## Data shown
>>>
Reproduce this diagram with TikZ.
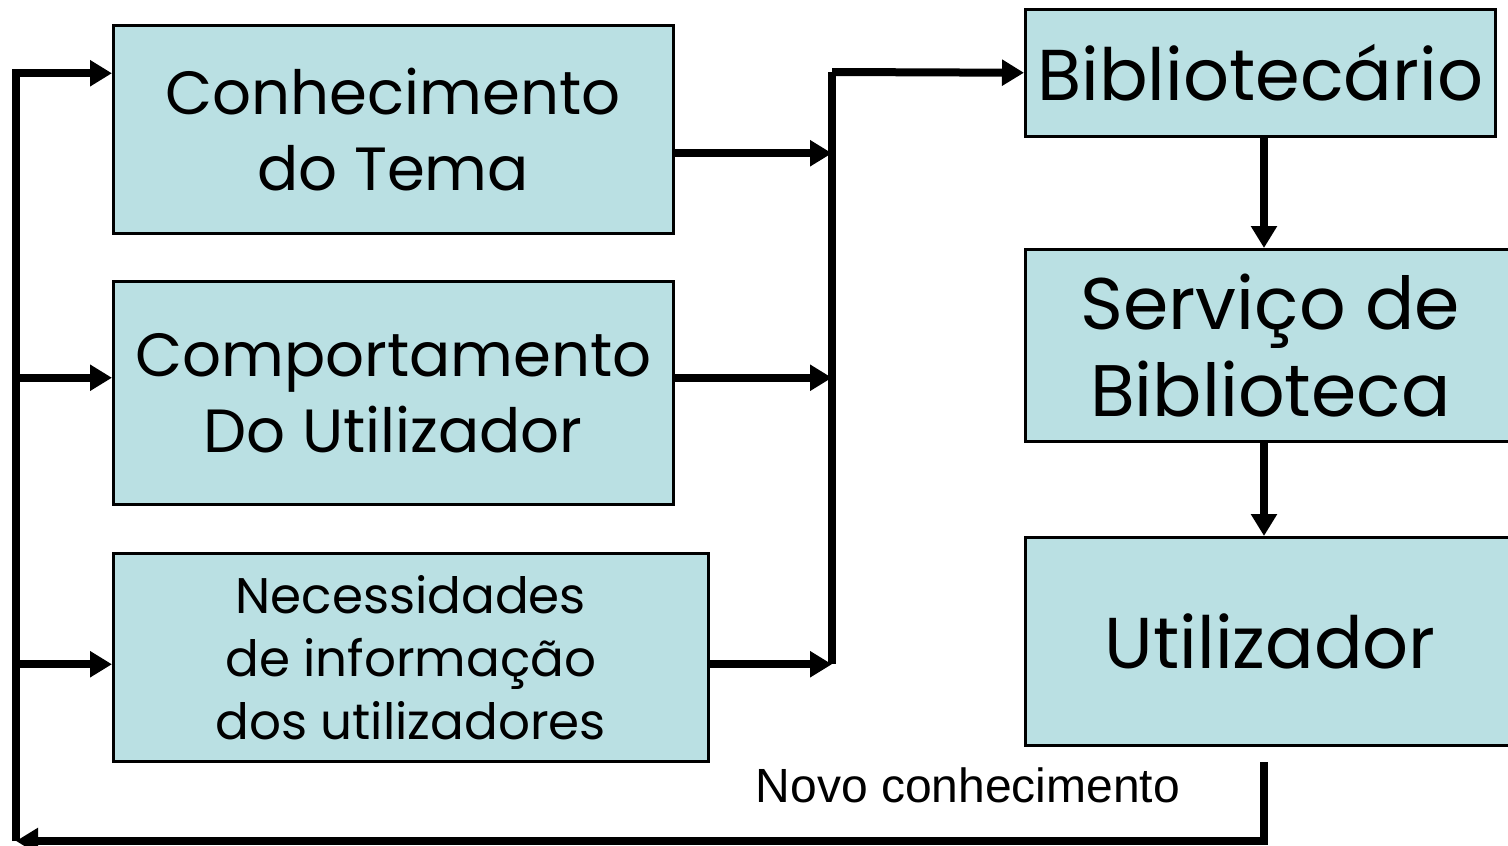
<<<
>>>
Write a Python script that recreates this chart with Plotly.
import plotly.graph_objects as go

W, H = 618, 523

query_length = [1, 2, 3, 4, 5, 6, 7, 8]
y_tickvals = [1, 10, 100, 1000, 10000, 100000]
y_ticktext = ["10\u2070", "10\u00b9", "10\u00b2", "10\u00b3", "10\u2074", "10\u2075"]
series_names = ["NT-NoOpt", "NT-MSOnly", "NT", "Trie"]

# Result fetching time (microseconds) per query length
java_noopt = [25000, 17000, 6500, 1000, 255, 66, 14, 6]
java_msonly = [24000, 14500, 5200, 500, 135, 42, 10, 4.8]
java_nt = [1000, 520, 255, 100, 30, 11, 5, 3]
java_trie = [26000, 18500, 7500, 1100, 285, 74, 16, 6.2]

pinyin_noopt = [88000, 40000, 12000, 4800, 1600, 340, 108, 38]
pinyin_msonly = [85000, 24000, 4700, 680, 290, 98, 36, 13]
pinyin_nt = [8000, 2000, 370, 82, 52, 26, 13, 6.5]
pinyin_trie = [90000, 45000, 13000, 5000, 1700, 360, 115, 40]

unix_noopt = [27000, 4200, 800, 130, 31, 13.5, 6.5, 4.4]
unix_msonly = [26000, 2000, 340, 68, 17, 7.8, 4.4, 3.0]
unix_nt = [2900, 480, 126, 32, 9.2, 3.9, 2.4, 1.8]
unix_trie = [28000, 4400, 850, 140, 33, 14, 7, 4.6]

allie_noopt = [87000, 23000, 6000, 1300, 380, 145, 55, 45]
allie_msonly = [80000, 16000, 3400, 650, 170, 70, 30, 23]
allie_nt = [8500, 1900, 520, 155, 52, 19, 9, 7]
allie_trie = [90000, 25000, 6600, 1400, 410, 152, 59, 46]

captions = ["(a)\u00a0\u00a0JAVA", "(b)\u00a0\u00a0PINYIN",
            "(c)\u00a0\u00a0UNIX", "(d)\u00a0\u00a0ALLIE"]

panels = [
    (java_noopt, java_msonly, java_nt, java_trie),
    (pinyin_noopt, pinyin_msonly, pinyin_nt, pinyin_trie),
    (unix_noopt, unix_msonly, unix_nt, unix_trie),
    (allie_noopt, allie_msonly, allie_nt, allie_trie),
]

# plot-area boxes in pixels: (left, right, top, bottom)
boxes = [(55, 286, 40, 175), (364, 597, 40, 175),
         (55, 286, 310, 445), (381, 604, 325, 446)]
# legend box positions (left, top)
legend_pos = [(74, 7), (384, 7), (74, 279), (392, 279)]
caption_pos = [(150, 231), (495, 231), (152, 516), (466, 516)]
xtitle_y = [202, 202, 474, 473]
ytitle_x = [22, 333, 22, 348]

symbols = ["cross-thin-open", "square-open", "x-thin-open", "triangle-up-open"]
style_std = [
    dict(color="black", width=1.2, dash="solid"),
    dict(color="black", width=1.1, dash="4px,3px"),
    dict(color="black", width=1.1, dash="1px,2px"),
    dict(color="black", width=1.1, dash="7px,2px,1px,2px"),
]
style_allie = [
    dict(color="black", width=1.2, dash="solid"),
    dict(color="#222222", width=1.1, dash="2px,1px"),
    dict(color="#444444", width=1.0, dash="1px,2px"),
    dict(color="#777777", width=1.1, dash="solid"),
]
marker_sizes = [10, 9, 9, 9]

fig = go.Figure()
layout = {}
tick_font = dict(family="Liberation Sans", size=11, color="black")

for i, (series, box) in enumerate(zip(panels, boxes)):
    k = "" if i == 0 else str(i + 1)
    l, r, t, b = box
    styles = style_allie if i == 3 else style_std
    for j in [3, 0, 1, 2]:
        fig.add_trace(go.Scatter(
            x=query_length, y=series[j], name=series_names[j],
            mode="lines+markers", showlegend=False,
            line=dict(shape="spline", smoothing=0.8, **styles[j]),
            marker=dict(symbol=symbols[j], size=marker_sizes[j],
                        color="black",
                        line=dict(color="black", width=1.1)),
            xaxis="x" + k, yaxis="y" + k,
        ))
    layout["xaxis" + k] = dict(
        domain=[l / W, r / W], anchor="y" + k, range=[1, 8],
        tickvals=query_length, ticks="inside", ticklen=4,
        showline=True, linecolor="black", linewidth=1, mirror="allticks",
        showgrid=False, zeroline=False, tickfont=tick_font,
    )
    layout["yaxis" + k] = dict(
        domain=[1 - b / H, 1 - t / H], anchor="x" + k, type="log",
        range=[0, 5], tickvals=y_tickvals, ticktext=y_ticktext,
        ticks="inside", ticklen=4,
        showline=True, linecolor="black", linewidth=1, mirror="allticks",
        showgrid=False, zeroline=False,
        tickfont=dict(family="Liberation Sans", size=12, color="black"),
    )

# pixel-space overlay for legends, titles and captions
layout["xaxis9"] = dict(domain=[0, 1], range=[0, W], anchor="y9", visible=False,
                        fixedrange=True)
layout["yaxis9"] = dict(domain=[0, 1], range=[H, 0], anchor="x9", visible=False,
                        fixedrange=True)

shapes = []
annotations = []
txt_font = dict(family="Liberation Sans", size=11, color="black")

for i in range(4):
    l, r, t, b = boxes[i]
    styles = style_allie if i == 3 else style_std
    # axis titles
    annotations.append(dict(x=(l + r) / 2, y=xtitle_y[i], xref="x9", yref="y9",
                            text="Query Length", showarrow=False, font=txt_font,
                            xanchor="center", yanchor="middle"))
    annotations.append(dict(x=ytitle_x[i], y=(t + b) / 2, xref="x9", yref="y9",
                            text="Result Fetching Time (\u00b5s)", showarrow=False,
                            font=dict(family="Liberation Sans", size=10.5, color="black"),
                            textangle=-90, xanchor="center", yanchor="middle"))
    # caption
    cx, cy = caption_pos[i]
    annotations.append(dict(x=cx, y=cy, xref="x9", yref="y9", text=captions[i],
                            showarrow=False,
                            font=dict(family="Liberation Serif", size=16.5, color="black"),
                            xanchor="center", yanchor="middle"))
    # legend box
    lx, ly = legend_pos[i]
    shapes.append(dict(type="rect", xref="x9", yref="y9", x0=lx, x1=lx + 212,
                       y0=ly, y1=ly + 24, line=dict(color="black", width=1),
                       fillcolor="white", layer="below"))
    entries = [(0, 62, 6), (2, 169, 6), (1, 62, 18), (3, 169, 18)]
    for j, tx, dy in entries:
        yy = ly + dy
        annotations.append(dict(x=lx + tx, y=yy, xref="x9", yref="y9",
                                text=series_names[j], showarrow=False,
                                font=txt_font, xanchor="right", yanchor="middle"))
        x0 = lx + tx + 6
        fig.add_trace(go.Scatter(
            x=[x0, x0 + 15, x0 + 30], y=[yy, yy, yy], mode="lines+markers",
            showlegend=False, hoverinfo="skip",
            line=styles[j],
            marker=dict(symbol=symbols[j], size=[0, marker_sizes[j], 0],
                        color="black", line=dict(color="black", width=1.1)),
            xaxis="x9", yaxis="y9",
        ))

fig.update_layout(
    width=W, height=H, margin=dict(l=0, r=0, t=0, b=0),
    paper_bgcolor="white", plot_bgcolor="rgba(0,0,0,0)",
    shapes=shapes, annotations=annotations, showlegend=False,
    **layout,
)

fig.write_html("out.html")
<<<
>>>
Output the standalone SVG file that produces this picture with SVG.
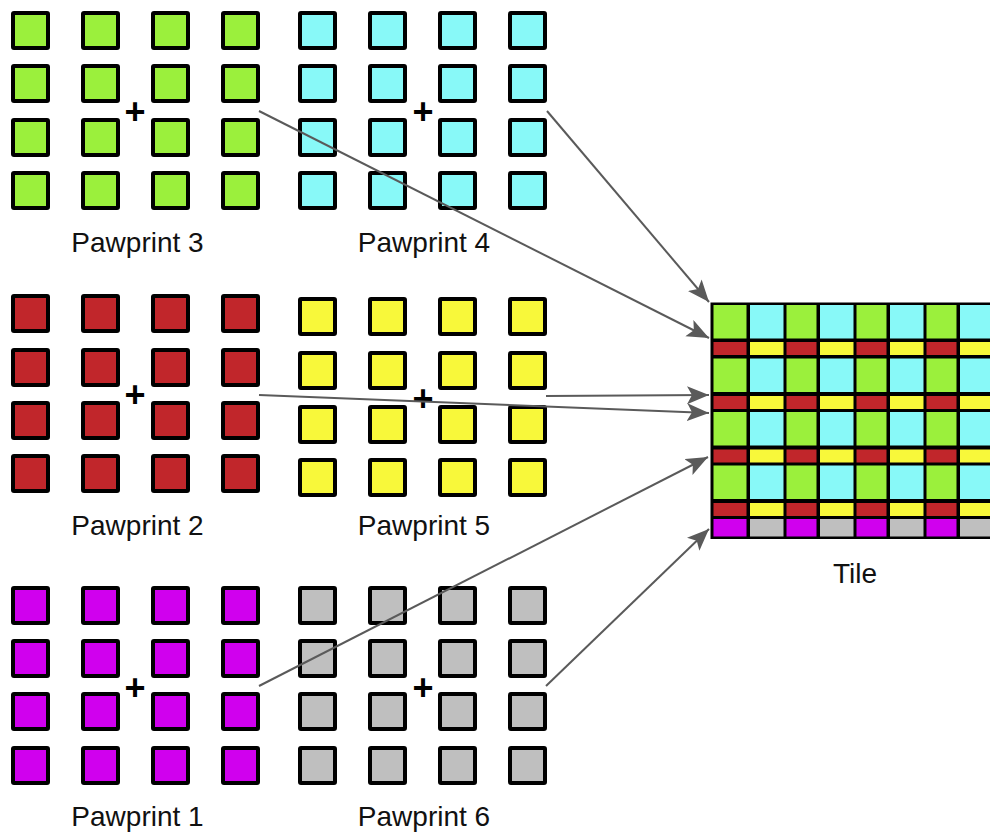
<<<
## Task directions
In the listing above, locate the line containing "Write a Python" and the line containing "java_trie = [26000, 18500, 7500, 1100, 285, 74, 16, 6.2]". Transcribe those two lines and everything between them, exactly as written.

## Output of the exercise
Write a Python script that recreates this chart with Plotly.
import plotly.graph_objects as go

W, H = 618, 523

query_length = [1, 2, 3, 4, 5, 6, 7, 8]
y_tickvals = [1, 10, 100, 1000, 10000, 100000]
y_ticktext = ["10\u2070", "10\u00b9", "10\u00b2", "10\u00b3", "10\u2074", "10\u2075"]
series_names = ["NT-NoOpt", "NT-MSOnly", "NT", "Trie"]

# Result fetching time (microseconds) per query length
java_noopt = [25000, 17000, 6500, 1000, 255, 66, 14, 6]
java_msonly = [24000, 14500, 5200, 500, 135, 42, 10, 4.8]
java_nt = [1000, 520, 255, 100, 30, 11, 5, 3]
java_trie = [26000, 18500, 7500, 1100, 285, 74, 16, 6.2]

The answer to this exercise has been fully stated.